Keeping the Polish You Are Known For
Webflow owners are right to be protective of their design. A support widget that clashes with the rest of the site is worse than none at all, because it signals that the experience was bolted together. The assistant should feel like part of the store: matched to the palette, placed where it does not crowd the imagery, quiet until a shopper reaches for it. Done well, most visitors will never notice it as a separate thing. They will simply find that the store answered them, which is exactly the impression a considered brand wants to leave.
There is also a reporting benefit that small teams tend to undervalue. Every question a shopper asks is a signal about what your product pages leave unclear. If the same sizing question comes up across dozens of conversations, that is a prompt to revise the size guide. If shoppers keep asking about delivery to a particular region, the shipping page needs a clearer line. The assistant becomes a steady stream of feedback about where the store is losing people, gathered from the visitors who would otherwise have left in silence.
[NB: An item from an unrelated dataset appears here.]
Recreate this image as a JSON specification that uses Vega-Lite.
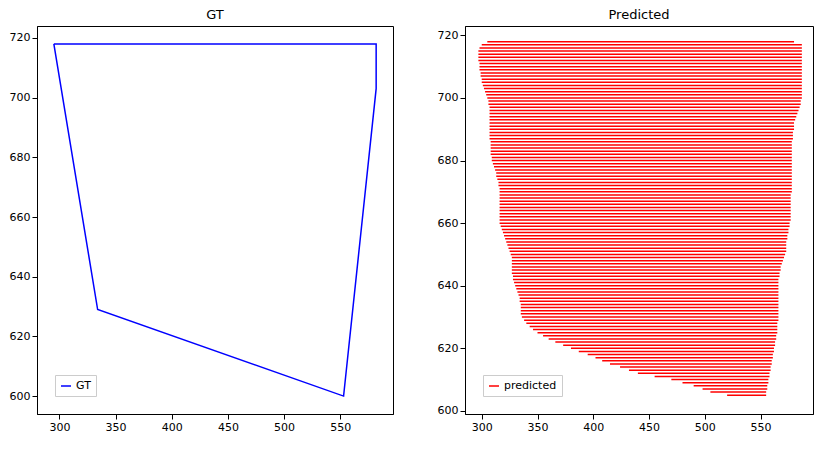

The Sale You Were Already Close To
None of this is about turning a careful Webflow store into a noisy one. It is about recovering the sales that were nearly yours, the ones lost to a single unanswered question on a product page. The traffic arrived, the product appealed, the design did its job. What was missing was an answer at the moment of doubt. A store that can give that answer, in the shopper’s own moment of hesitation, drawing on the content the team already wrote, keeps the polish intact and stops handing those sales back to the close button.